TASK DETAILS: Copy every line, leaving nothing out and adding nothing.

RECORDED DATA:
::::::::::

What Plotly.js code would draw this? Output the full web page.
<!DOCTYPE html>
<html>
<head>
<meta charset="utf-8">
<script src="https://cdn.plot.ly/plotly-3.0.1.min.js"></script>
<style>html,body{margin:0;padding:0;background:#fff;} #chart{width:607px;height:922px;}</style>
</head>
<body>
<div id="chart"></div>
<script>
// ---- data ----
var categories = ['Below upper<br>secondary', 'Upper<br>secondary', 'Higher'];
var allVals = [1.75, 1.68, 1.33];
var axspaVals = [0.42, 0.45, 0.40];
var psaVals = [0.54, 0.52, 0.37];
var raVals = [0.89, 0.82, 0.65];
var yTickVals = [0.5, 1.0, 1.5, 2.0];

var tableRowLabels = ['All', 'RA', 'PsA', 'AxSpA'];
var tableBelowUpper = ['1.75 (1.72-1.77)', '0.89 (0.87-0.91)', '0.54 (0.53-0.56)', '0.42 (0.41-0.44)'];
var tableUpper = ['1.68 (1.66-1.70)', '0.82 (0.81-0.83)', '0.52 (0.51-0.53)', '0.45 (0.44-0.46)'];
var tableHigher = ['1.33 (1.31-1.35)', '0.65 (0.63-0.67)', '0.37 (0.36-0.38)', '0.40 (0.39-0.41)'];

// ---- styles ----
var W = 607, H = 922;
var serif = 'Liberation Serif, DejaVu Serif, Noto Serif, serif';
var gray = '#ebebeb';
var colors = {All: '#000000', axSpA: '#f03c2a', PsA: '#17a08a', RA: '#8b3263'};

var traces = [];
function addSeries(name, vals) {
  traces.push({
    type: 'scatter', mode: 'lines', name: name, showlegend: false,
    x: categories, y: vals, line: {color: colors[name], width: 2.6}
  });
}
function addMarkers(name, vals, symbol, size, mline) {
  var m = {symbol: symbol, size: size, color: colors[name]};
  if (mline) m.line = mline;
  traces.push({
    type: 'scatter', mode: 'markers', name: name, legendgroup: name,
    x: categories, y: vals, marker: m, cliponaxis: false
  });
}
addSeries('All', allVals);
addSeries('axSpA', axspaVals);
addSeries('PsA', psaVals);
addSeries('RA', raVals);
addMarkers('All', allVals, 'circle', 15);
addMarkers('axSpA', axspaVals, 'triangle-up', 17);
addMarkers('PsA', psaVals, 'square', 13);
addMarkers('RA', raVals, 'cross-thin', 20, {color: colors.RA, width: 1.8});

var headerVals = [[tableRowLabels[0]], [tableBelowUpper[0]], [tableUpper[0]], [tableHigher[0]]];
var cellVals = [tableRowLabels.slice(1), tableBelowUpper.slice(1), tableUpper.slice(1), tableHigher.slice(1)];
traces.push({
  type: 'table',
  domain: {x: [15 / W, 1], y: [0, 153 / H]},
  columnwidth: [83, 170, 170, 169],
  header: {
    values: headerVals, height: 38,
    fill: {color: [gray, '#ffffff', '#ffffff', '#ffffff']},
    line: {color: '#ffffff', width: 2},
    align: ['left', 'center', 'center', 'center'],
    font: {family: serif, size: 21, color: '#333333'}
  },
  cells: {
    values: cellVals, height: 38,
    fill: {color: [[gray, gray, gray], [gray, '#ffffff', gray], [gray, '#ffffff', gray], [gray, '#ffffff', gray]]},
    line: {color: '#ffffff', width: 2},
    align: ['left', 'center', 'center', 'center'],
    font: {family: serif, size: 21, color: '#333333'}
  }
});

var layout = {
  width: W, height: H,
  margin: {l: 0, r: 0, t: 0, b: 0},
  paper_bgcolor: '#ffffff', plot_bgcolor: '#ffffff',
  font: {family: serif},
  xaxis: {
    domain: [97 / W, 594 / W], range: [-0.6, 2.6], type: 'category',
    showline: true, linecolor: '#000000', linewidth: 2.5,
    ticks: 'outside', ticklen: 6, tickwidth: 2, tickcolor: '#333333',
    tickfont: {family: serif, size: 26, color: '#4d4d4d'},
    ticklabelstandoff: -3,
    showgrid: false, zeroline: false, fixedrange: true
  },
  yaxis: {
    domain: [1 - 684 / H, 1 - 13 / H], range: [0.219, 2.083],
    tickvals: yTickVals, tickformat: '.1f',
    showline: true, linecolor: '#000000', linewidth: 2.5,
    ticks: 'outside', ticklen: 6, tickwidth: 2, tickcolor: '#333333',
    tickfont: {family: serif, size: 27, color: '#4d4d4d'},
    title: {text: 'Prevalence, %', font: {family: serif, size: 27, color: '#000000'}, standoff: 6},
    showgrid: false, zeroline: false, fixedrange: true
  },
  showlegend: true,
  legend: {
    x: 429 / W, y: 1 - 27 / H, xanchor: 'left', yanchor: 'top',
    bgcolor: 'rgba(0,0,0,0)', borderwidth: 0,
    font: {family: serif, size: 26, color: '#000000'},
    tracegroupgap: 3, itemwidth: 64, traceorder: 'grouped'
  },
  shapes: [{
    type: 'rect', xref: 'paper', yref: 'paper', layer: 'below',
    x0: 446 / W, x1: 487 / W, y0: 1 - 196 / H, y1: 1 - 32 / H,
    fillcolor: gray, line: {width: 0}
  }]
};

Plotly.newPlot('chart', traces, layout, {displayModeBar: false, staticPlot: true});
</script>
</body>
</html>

::::::::::

TASK RESULT:
What Plotly.js code would draw this? Output the full web page.
<!DOCTYPE html>
<html>
<head>
<meta charset="utf-8">
<script src="https://cdn.plot.ly/plotly-3.0.1.min.js"></script>
<style>html,body{margin:0;padding:0;background:#fff;} #chart{width:607px;height:922px;}</style>
</head>
<body>
<div id="chart"></div>
<script>
// ---- data ----
var categories = ['Below upper<br>secondary', 'Upper<br>secondary', 'Higher'];
var allVals = [1.75, 1.68, 1.33];
var axspaVals = [0.42, 0.45, 0.40];
var psaVals = [0.54, 0.52, 0.37];
var raVals = [0.89, 0.82, 0.65];
var yTickVals = [0.5, 1.0, 1.5, 2.0];

var tableRowLabels = ['All', 'RA', 'PsA', 'AxSpA'];
var tableBelowUpper = ['1.75 (1.72-1.77)', '0.89 (0.87-0.91)', '0.54 (0.53-0.56)', '0.42 (0.41-0.44)'];
var tableUpper = ['1.68 (1.66-1.70)', '0.82 (0.81-0.83)', '0.52 (0.51-0.53)', '0.45 (0.44-0.46)'];
var tableHigher = ['1.33 (1.31-1.35)', '0.65 (0.63-0.67)', '0.37 (0.36-0.38)', '0.40 (0.39-0.41)'];

// ---- styles ----
var W = 607, H = 922;
var serif = 'Liberation Serif, DejaVu Serif, Noto Serif, serif';
var gray = '#ebebeb';
var colors = {All: '#000000', axSpA: '#f03c2a', PsA: '#17a08a', RA: '#8b3263'};

var traces = [];
function addSeries(name, vals) {
  traces.push({
    type: 'scatter', mode: 'lines', name: name, showlegend: false,
    x: categories, y: vals, line: {color: colors[name], width: 2.6}
  });
}
function addMarkers(name, vals, symbol, size, mline) {
  var m = {symbol: symbol, size: size, color: colors[name]};
  if (mline) m.line = mline;
  traces.push({
    type: 'scatter', mode: 'markers', name: name, legendgroup: name,
    x: categories, y: vals, marker: m, cliponaxis: false
  });
}
addSeries('All', allVals);
addSeries('axSpA', axspaVals);
addSeries('PsA', psaVals);
addSeries('RA', raVals);
addMarkers('All', allVals, 'circle', 15);
addMarkers('axSpA', axspaVals, 'triangle-up', 17);
addMarkers('PsA', psaVals, 'square', 13);
addMarkers('RA', raVals, 'cross-thin', 20, {color: colors.RA, width: 1.8});

var headerVals = [[tableRowLabels[0]], [tableBelowUpper[0]], [tableUpper[0]], [tableHigher[0]]];
var cellVals = [tableRowLabels.slice(1), tableBelowUpper.slice(1), tableUpper.slice(1), tableHigher.slice(1)];
traces.push({
  type: 'table',
  domain: {x: [15 / W, 1], y: [0, 153 / H]},
  columnwidth: [83, 170, 170, 169],
  header: {
    values: headerVals, height: 38,
    fill: {color: [gray, '#ffffff', '#ffffff', '#ffffff']},
    line: {color: '#ffffff', width: 2},
    align: ['left', 'center', 'center', 'center'],
    font: {family: serif, size: 21, color: '#333333'}
  },
  cells: {
    values: cellVals, height: 38,
    fill: {color: [[gray, gray, gray], [gray, '#ffffff', gray], [gray, '#ffffff', gray], [gray, '#ffffff', gray]]},
    line: {color: '#ffffff', width: 2},
    align: ['left', 'center', 'center', 'center'],
    font: {family: serif, size: 21, color: '#333333'}
  }
});

var layout = {
  width: W, height: H,
  margin: {l: 0, r: 0, t: 0, b: 0},
  paper_bgcolor: '#ffffff', plot_bgcolor: '#ffffff',
  font: {family: serif},
  xaxis: {
    domain: [97 / W, 594 / W], range: [-0.6, 2.6], type: 'category',
    showline: true, linecolor: '#000000', linewidth: 2.5,
    ticks: 'outside', ticklen: 6, tickwidth: 2, tickcolor: '#333333',
    tickfont: {family: serif, size: 26, color: '#4d4d4d'},
    ticklabelstandoff: -3,
    showgrid: false, zeroline: false, fixedrange: true
  },
  yaxis: {
    domain: [1 - 684 / H, 1 - 13 / H], range: [0.219, 2.083],
    tickvals: yTickVals, tickformat: '.1f',
    showline: true, linecolor: '#000000', linewidth: 2.5,
    ticks: 'outside', ticklen: 6, tickwidth: 2, tickcolor: '#333333',
    tickfont: {family: serif, size: 27, color: '#4d4d4d'},
    title: {text: 'Prevalence, %', font: {family: serif, size: 27, color: '#000000'}, standoff: 6},
    showgrid: false, zeroline: false, fixedrange: true
  },
  showlegend: true,
  legend: {
    x: 429 / W, y: 1 - 27 / H, xanchor: 'left', yanchor: 'top',
    bgcolor: 'rgba(0,0,0,0)', borderwidth: 0,
    font: {family: serif, size: 26, color: '#000000'},
    tracegroupgap: 3, itemwidth: 64, traceorder: 'grouped'
  },
  shapes: [{
    type: 'rect', xref: 'paper', yref: 'paper', layer: 'below',
    x0: 446 / W, x1: 487 / W, y0: 1 - 196 / H, y1: 1 - 32 / H,
    fillcolor: gray, line: {width: 0}
  }]
};

Plotly.newPlot('chart', traces, layout, {displayModeBar: false, staticPlot: true});
</script>
</body>
</html>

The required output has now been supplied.